Of course, positive experiences might not be as rare as they sometimes seem. Researchers writing in The Harvard Review have noted that online reviews tend to “over-represent the most extreme views” as opposed to the “silent” middle-of-the-road majority. A person who experiences good customer service might not even notice it, let alone turn it into a story for a dinner party. There’s no shock value, no bad-to-worse progression, to keep appalled listeners enthralled.  

We might also be reluctant to share positive experiences with people we know have had negative ones. In the same way we might not tell a parent whose baby cries all night that ours always sleeps through, we might resist raving about our supportive manager when someone at the table is being bullied by theirs.

Whatever the case, there’s a place for understanding that just because someone has a particular job or title, doesn’t mean he or she is particularly competent. In lowering our expectations, bad service and botched projects become less shocking, and even less upsetting; while good service and outcomes become more remarkable. We become less rattled when things don’t go to plan, because we don’t always expect them to, and more appreciative when they do.

None of this should surprise people of the book. Our toil, whether under the sun or under fluorescent lights, takes place on cursed ground.
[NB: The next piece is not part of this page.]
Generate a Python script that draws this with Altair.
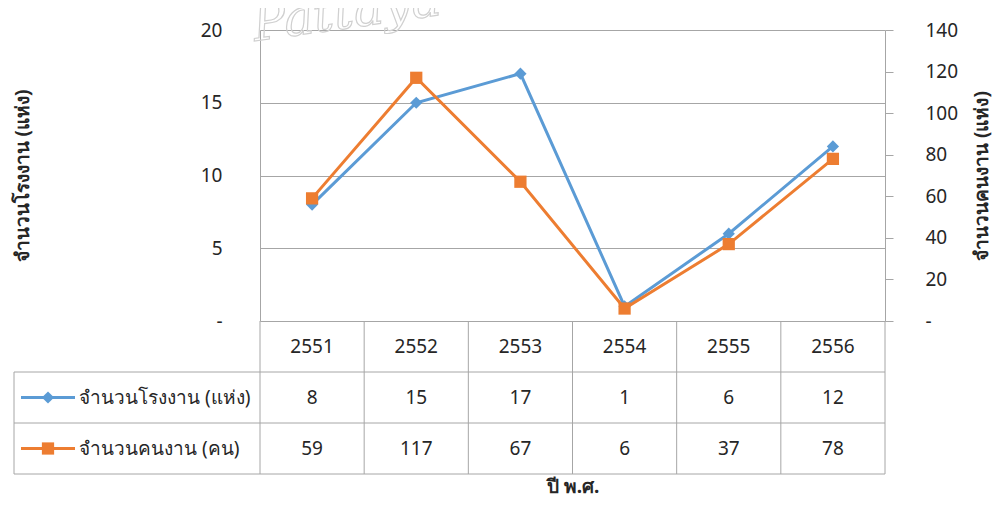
import altair as alt
import pandas as pd

years = ["2551", "2552", "2553", "2554", "2555", "2556"]
factories = [8, 15, 17, 1, 6, 12]
workers = [59, 117, 67, 6, 37, 78]

series1 = "จำนวนโรงงาน (แห่ง)"
series2 = "จำนวนคนงาน (คน)"
left_title = "จำนวนโรงงาน (แห่ง)"
right_title = "จำนวนคนงาน (แห่ง)"
x_title = "ปี พ.ศ."
left_ticks = [0, 5, 10, 15, 20]
right_ticks = [0, 20, 40, 60, 80, 100, 120, 140]

BLUE = "#5B9BD5"
ORANGE = "#ED7D31"
GRID = "#A6A6A6"
TXT = "#262626"
FONT = "Noto Sans"

df = pd.DataFrame({"year": years, "factories": factories, "workers": workers})
one = pd.DataFrame({"k": [0]})

W, H = 625, 291

xscale = alt.Scale(type="band", paddingInner=0, paddingOuter=0, domain=years)
xaxis = alt.Axis(labels=False, ticks=False, domain=False, grid=False,
                 title=x_title, titleFont=FONT, titleFontSize=19,
                 titleFontWeight="bold", titleColor=TXT,
                 titleX=W / 2, titleY=165, titleBaseline="middle",
                 titleAlign="center")


def xenc(**kw):
    return alt.X("year:N", sort=years, scale=xscale, axis=xaxis, **kw)


# watermark
wm = alt.Chart(one).mark_text(
    text="Pattaya", font="DejaVu Serif", fontStyle="italic", fontSize=50,
    align="left", baseline="alphabetic", angle=352, fillOpacity=0,
    stroke="#D0D0D0", strokeWidth=1.2
).encode(x=alt.value(-5), y=alt.value(11))

left_scale = alt.Scale(domain=[0, 20], nice=False, zero=True)
right_scale = alt.Scale(domain=[0, 140], nice=False, zero=True)

left_axis = alt.Axis(orient="left", values=left_ticks, grid=True,
                     gridColor=GRID, gridWidth=1, domain=True,
                     domainColor=GRID, ticks=False, tickSize=0,
                     labelPadding=38, labelFont=FONT, labelFontSize=19,
                     labelColor=TXT,
                     labelExpr="datum.value == 0 ? '-' : datum.label",
                     title=left_title, titleFont=FONT, titleFontSize=19,
                     titleFontWeight="bold", titleColor=TXT,
                     titleAngle=270, titleX=-238, titleY=H / 2,
                     titleAlign="center", titleBaseline="middle")
right_axis = alt.Axis(orient="right", values=right_ticks, grid=False,
                      domain=True, domainColor=GRID, ticks=True,
                      tickSize=8, tickColor=GRID,
                      labelPadding=32, labelFont=FONT, labelFontSize=19,
                      labelColor=TXT,
                      labelExpr="datum.value == 0 ? '-' : datum.label",
                      title=right_title, titleFont=FONT, titleFontSize=19,
                      titleFontWeight="bold", titleColor=TXT,
                      titleAngle=270, titleX=96, titleY=H / 2,
                      titleAlign="center", titleBaseline="middle")

blue_line = alt.Chart(df).mark_line(color=BLUE, strokeWidth=3).encode(
    x=xenc(), y=alt.Y("factories:Q", scale=left_scale, axis=left_axis))
blue_pts = alt.Chart(df).mark_point(shape="diamond", filled=True, color=BLUE,
                                    size=150, opacity=1).encode(
    x=xenc(), y=alt.Y("factories:Q", scale=left_scale, axis=left_axis))
blue = alt.layer(blue_line, blue_pts)

orange_line = alt.Chart(df).mark_line(color=ORANGE, strokeWidth=3).encode(
    x=xenc(), y=alt.Y("workers:Q", scale=right_scale, axis=right_axis))
orange_pts = alt.Chart(df).mark_point(shape="square", filled=True, color=ORANGE,
                                      size=150, opacity=1).encode(
    x=xenc(), y=alt.Y("workers:Q", scale=right_scale, axis=right_axis))
orange = alt.layer(orange_line, orange_pts)

# data table
vlines = alt.Chart(df).mark_rule(color=GRID, strokeWidth=1).encode(
    x=xenc(bandPosition=0), y=alt.value(H), y2=alt.value(444))
right_edge = alt.Chart(one).mark_rule(color=GRID, strokeWidth=1).encode(
    x=alt.value(W), y=alt.value(H), y2=alt.value(444))
left_edge = alt.Chart(one).mark_rule(color=GRID, strokeWidth=1).encode(
    x=alt.value(-246), y=alt.value(342), y2=alt.value(444))
hlines = [
    alt.Chart(one).mark_rule(color=GRID, strokeWidth=1).encode(
        x=alt.value(-246), x2=alt.value(W), y=alt.value(yy))
    for yy in (342, 393, 444)
]

txt_kw = dict(font=FONT, fontSize=19, color=TXT, align="center", baseline="middle")
hdr = alt.Chart(df).mark_text(**txt_kw).encode(
    x=xenc(), y=alt.value(316.5), text="year:N")
row1 = alt.Chart(df).mark_text(**txt_kw).encode(
    x=xenc(), y=alt.value(367.5), text="factories:Q")
row2 = alt.Chart(df).mark_text(**txt_kw).encode(
    x=xenc(), y=alt.value(418.5), text="workers:Q")

# legend keys in the table
leg = []
for yy, col, shape, name in ((367.5, BLUE, "diamond", series1),
                             (418.5, ORANGE, "square", series2)):
    leg.append(alt.Chart(one).mark_rule(color=col, strokeWidth=3).encode(
        x=alt.value(-239), x2=alt.value(-185), y=alt.value(yy)))
    leg.append(alt.Chart(one).mark_point(shape=shape, filled=True, color=col,
                                         size=150, opacity=1).encode(
        x=alt.value(-212), y=alt.value(yy)))
    leg.append(alt.Chart(one).mark_text(font=FONT, fontSize=19, color=TXT,
                                        align="left", baseline="middle",
                                        text=name).encode(
        x=alt.value(-181), y=alt.value(yy)))

chart = alt.layer(
    wm, blue, orange, vlines, right_edge, left_edge, *hlines, hdr, row1, row2, *leg
).resolve_scale(y="independent").properties(
    width=W, height=H,
    autosize=alt.AutoSizeParams(type="none"),
    padding={"left": 252, "top": 22, "right": 107, "bottom": 179},
    background="white",
).configure_view(stroke=None)

chart.save("out.html", embed_options={"renderer": "svg", "actions": False})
Even when our intentions are good, our bodies are prone to weariness, our minds to self-interest and distraction.

When perplexed by the state of the nation and the world, by the fact humanity is so capable in some respects, and so incompetent in others, we can note that not every employee or executive, politician or president, does their job well — whether they realize it or not, whether they care or not. Remembering this won’t fix anything or explain everything, but it can help us make some sense of the mishaps we see out there and experience first-hand.

We can also note that if the majority of workers aren’t great at their jobs, there’s a good chance (perhaps an 80 percent chance?) that “they” are “us.”